Cooking Recipes

Hide
Show

Healthy meal planning can seem like a lot of work. Determining what you’re going to eat days in advance appears to take the fun out of spontaneous cooking. But if you’re committed to healthy eating–or even just beginning to cook regularly–menu planning is a must. Good planning will help you avoid multiple trips to the store throughout the week, which is time-consuming (and can be expensive). Sitting down once a week with a cookbook and making a menu for the week can help you:

  • Avoid the temptation of getting last-minute takeout, since dinner is already planned and shopped for
  • Determine which cooking techniques you want to try that week (For example, you may choose a few simple dishes and one that requires a more complex process, like a homemade bechamel sauce.)
  • Ensure you’re eating a balanced diet
  • Try new foods. (You may want to mix things up one or two nights a week with a new ingredient you haven’t eaten before.)

Healthy Meal Planning: The Plate Method

If health is a main concern in your cooking endeavors, the “plate method” can help you ensure you’re planning meals that are balanced and portioned.

The plate method is a quick and simple way of planning a meal to maximize nutrition. Begin by drawing an imaginary line down the center of your plate. On one side, draw another line. You now have three sections. Fill the large section with non-starchy vegetables (spinach, carrots, turnip, broccoli). Fill one small section with a starch, such as noodles or potatoes. Fill the other small section with meats such as tuna, steak or chicken. If you prefer, choose meatless options for this area, such as tofu.

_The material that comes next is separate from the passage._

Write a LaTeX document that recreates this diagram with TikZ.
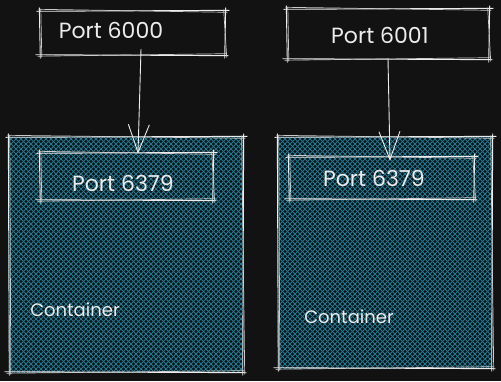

As you follow this method, you’ll notice your menu planning for each meal will contain a portion of vegetables, a portion of starch and a portion of meat or meat substitute. This is a form of healthy meal planning, as the majority of your plate is covered with vegetables.

Menu Planning in Action

To apply this healthy meal planning on a day-to-day basis will take some effort. You can begin by narrowing down your options:

  1. Make a list of all of the recipes you know how to cook.
  2. Ask your children or family members what they like to eat at restaurants. Look for recipes for these items.
  3. Pull out all cookbooks you own, and search for recipes you know you can make.
  4. Make a list of all vegetables you know how to cook. (And that your children will eat!)

This list will form the backbone of your healthy meal planning. Augment this list by choosing one or two items that you’ve never made before but would like to try. Planning a meal that is slightly challenging will help you learn new techniques, introduce new foods to your palate and keep you challenged.

Create a grid for the next week, with a column for each day and three rows for breakfast, lunch and dinner. Determine which days are the busiest for your family. If your children have soccer practice on Wednesdays, for example, choose the recipe you know is fast and easy for that night. Save the weekends for elaborate recipes you’ve never tried before. Plan on making additional servings of dinner items, and eat those for lunches the following days. Planning a meal with leftovers in mind can keep you from resorting to fast-food lunches.

Once you’ve completed your menu planning, generate your shopping list. To make shopping even easier, organize the list by ingredient type–all of the dairy items in one section, produce in another, and so forth–to avoid zig-zagging around the grocery store searching for items.